◆ PROBLEM REQUIREMENTS ◆
Give every line of the data again, unchanged, but with no pictures.

◆ MATERIAL ◆
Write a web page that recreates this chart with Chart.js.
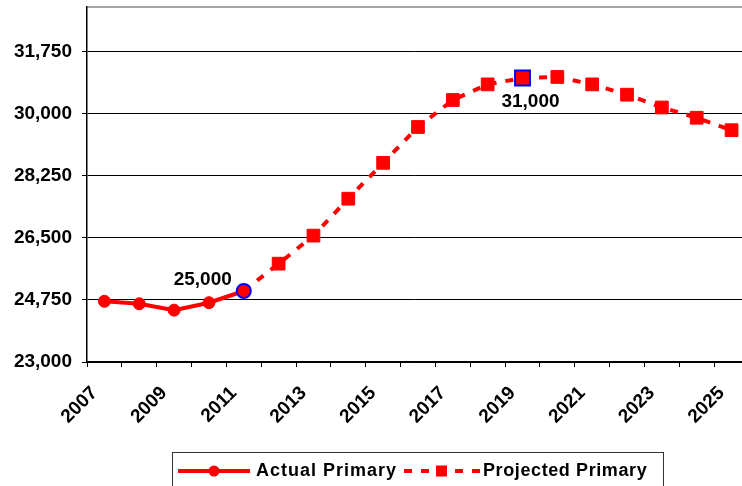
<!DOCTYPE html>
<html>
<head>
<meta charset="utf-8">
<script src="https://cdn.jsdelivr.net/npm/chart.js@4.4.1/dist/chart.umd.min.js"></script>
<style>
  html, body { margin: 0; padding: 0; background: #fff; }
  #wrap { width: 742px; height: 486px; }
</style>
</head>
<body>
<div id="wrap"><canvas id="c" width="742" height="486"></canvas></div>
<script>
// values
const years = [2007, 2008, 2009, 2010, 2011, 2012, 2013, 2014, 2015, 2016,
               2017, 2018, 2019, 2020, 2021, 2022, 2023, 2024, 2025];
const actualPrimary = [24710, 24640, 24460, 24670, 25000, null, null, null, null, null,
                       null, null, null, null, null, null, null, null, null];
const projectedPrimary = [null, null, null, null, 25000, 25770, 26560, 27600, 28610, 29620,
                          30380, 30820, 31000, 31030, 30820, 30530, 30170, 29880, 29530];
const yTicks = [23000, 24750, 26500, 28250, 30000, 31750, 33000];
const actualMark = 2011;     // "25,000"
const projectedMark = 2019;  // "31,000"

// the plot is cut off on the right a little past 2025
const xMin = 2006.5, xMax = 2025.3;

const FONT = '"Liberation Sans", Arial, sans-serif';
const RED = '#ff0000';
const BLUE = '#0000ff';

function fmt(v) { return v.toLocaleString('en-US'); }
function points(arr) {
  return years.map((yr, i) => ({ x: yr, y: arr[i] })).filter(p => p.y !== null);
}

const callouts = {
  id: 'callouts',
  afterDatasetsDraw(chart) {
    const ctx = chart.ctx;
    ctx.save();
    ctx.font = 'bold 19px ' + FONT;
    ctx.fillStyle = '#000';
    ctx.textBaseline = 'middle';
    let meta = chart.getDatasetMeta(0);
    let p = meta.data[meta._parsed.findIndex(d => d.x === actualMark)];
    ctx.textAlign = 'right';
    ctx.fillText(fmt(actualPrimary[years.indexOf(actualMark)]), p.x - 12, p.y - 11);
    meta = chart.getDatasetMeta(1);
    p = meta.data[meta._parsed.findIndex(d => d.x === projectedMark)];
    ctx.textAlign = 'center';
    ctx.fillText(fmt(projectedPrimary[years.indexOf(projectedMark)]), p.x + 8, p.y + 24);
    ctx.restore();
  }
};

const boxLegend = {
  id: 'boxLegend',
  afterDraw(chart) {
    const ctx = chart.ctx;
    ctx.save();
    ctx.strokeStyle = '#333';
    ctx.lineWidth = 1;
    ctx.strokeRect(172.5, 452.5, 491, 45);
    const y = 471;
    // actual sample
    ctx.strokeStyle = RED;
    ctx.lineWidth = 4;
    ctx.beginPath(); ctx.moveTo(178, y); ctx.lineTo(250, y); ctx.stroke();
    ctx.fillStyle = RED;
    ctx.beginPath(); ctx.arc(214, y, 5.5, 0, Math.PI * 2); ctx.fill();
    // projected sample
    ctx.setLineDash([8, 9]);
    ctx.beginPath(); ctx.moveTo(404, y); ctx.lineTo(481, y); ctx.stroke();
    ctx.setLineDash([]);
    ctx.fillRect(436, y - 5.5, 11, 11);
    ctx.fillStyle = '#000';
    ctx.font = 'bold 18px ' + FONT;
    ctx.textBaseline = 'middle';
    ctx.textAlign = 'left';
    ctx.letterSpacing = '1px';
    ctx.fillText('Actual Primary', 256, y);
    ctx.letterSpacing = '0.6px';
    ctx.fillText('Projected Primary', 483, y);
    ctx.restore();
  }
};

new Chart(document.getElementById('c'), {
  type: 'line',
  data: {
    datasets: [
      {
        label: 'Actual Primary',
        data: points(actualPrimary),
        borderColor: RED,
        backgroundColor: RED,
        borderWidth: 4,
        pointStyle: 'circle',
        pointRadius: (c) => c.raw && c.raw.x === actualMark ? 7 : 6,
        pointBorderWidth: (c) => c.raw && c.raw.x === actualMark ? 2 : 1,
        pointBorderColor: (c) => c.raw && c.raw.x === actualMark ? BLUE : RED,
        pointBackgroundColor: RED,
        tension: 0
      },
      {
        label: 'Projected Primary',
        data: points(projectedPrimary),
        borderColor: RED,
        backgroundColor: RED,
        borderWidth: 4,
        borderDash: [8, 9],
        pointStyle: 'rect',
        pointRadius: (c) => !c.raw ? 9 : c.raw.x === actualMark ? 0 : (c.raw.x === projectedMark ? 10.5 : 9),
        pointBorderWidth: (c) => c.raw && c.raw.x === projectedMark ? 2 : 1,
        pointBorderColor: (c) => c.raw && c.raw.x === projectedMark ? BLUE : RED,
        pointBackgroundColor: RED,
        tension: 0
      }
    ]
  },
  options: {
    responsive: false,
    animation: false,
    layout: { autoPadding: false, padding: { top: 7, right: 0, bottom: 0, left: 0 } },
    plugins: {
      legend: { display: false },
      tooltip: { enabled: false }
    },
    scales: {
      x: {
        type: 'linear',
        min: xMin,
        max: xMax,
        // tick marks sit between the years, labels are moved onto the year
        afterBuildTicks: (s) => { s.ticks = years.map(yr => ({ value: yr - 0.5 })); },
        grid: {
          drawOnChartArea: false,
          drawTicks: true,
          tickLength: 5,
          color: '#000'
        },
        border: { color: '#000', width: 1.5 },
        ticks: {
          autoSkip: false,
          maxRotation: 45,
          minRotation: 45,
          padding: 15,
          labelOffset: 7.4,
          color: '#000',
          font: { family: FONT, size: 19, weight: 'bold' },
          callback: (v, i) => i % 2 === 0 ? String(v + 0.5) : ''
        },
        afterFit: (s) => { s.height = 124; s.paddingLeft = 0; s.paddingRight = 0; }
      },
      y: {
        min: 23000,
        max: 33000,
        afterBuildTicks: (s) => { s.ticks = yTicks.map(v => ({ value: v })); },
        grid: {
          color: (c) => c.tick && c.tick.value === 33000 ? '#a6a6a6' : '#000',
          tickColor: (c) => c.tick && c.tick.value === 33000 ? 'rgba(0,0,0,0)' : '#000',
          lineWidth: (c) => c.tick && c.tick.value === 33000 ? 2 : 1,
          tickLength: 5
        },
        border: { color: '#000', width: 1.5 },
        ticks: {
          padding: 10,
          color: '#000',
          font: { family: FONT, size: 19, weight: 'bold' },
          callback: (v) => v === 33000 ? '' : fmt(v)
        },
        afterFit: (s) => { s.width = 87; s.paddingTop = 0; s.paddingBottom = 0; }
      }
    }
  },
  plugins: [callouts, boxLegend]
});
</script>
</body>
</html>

◆ FINISHED EXERCISE ◆
Write a web page that recreates this chart with Chart.js.
<!DOCTYPE html>
<html>
<head>
<meta charset="utf-8">
<script src="https://cdn.jsdelivr.net/npm/chart.js@4.4.1/dist/chart.umd.min.js"></script>
<style>
  html, body { margin: 0; padding: 0; background: #fff; }
  #wrap { width: 742px; height: 486px; }
</style>
</head>
<body>
<div id="wrap"><canvas id="c" width="742" height="486"></canvas></div>
<script>
// values
const years = [2007, 2008, 2009, 2010, 2011, 2012, 2013, 2014, 2015, 2016,
               2017, 2018, 2019, 2020, 2021, 2022, 2023, 2024, 2025];
const actualPrimary = [24710, 24640, 24460, 24670, 25000, null, null, null, null, null,
                       null, null, null, null, null, null, null, null, null];
const projectedPrimary = [null, null, null, null, 25000, 25770, 26560, 27600, 28610, 29620,
                          30380, 30820, 31000, 31030, 30820, 30530, 30170, 29880, 29530];
const yTicks = [23000, 24750, 26500, 28250, 30000, 31750, 33000];
const actualMark = 2011;     // "25,000"
const projectedMark = 2019;  // "31,000"

// the plot is cut off on the right a little past 2025
const xMin = 2006.5, xMax = 2025.3;

const FONT = '"Liberation Sans", Arial, sans-serif';
const RED = '#ff0000';
const BLUE = '#0000ff';

function fmt(v) { return v.toLocaleString('en-US'); }
function points(arr) {
  return years.map((yr, i) => ({ x: yr, y: arr[i] })).filter(p => p.y !== null);
}

const callouts = {
  id: 'callouts',
  afterDatasetsDraw(chart) {
    const ctx = chart.ctx;
    ctx.save();
    ctx.font = 'bold 19px ' + FONT;
    ctx.fillStyle = '#000';
    ctx.textBaseline = 'middle';
    let meta = chart.getDatasetMeta(0);
    let p = meta.data[meta._parsed.findIndex(d => d.x === actualMark)];
    ctx.textAlign = 'right';
    ctx.fillText(fmt(actualPrimary[years.indexOf(actualMark)]), p.x - 12, p.y - 11);
    meta = chart.getDatasetMeta(1);
    p = meta.data[meta._parsed.findIndex(d => d.x === projectedMark)];
    ctx.textAlign = 'center';
    ctx.fillText(fmt(projectedPrimary[years.indexOf(projectedMark)]), p.x + 8, p.y + 24);
    ctx.restore();
  }
};

const boxLegend = {
  id: 'boxLegend',
  afterDraw(chart) {
    const ctx = chart.ctx;
    ctx.save();
    ctx.strokeStyle = '#333';
    ctx.lineWidth = 1;
    ctx.strokeRect(172.5, 452.5, 491, 45);
    const y = 471;
    // actual sample
    ctx.strokeStyle = RED;
    ctx.lineWidth = 4;
    ctx.beginPath(); ctx.moveTo(178, y); ctx.lineTo(250, y); ctx.stroke();
    ctx.fillStyle = RED;
    ctx.beginPath(); ctx.arc(214, y, 5.5, 0, Math.PI * 2); ctx.fill();
    // projected sample
    ctx.setLineDash([8, 9]);
    ctx.beginPath(); ctx.moveTo(404, y); ctx.lineTo(481, y); ctx.stroke();
    ctx.setLineDash([]);
    ctx.fillRect(436, y - 5.5, 11, 11);
    ctx.fillStyle = '#000';
    ctx.font = 'bold 18px ' + FONT;
    ctx.textBaseline = 'middle';
    ctx.textAlign = 'left';
    ctx.letterSpacing = '1px';
    ctx.fillText('Actual Primary', 256, y);
    ctx.letterSpacing = '0.6px';
    ctx.fillText('Projected Primary', 483, y);
    ctx.restore();
  }
};

new Chart(document.getElementById('c'), {
  type: 'line',
  data: {
    datasets: [
      {
        label: 'Actual Primary',
        data: points(actualPrimary),
        borderColor: RED,
        backgroundColor: RED,
        borderWidth: 4,
        pointStyle: 'circle',
        pointRadius: (c) => c.raw && c.raw.x === actualMark ? 7 : 6,
        pointBorderWidth: (c) => c.raw && c.raw.x === actualMark ? 2 : 1,
        pointBorderColor: (c) => c.raw && c.raw.x === actualMark ? BLUE : RED,
        pointBackgroundColor: RED,
        tension: 0
      },
      {
        label: 'Projected Primary',
        data: points(projectedPrimary),
        borderColor: RED,
        backgroundColor: RED,
        borderWidth: 4,
        borderDash: [8, 9],
        pointStyle: 'rect',
        pointRadius: (c) => !c.raw ? 9 : c.raw.x === actualMark ? 0 : (c.raw.x === projectedMark ? 10.5 : 9),
        pointBorderWidth: (c) => c.raw && c.raw.x === projectedMark ? 2 : 1,
        pointBorderColor: (c) => c.raw && c.raw.x === projectedMark ? BLUE : RED,
        pointBackgroundColor: RED,
        tension: 0
      }
    ]
  },
  options: {
    responsive: false,
    animation: false,
    layout: { autoPadding: false, padding: { top: 7, right: 0, bottom: 0, left: 0 } },
    plugins: {
      legend: { display: false },
      tooltip: { enabled: false }
    },
    scales: {
      x: {
        type: 'linear',
        min: xMin,
        max: xMax,
        // tick marks sit between the years, labels are moved onto the year
        afterBuildTicks: (s) => { s.ticks = years.map(yr => ({ value: yr - 0.5 })); },
        grid: {
          drawOnChartArea: false,
          drawTicks: true,
          tickLength: 5,
          color: '#000'
        },
        border: { color: '#000', width: 1.5 },
        ticks: {
          autoSkip: false,
          maxRotation: 45,
          minRotation: 45,
          padding: 15,
          labelOffset: 7.4,
          color: '#000',
          font: { family: FONT, size: 19, weight: 'bold' },
          callback: (v, i) => i % 2 === 0 ? String(v + 0.5) : ''
        },
        afterFit: (s) => { s.height = 124; s.paddingLeft = 0; s.paddingRight = 0; }
      },
      y: {
        min: 23000,
        max: 33000,
        afterBuildTicks: (s) => { s.ticks = yTicks.map(v => ({ value: v })); },
        grid: {
          color: (c) => c.tick && c.tick.value === 33000 ? '#a6a6a6' : '#000',
          tickColor: (c) => c.tick && c.tick.value === 33000 ? 'rgba(0,0,0,0)' : '#000',
          lineWidth: (c) => c.tick && c.tick.value === 33000 ? 2 : 1,
          tickLength: 5
        },
        border: { color: '#000', width: 1.5 },
        ticks: {
          padding: 10,
          color: '#000',
          font: { family: FONT, size: 19, weight: 'bold' },
          callback: (v) => v === 33000 ? '' : fmt(v)
        },
        afterFit: (s) => { s.width = 87; s.paddingTop = 0; s.paddingBottom = 0; }
      }
    }
  },
  plugins: [callouts, boxLegend]
});
</script>
</body>
</html>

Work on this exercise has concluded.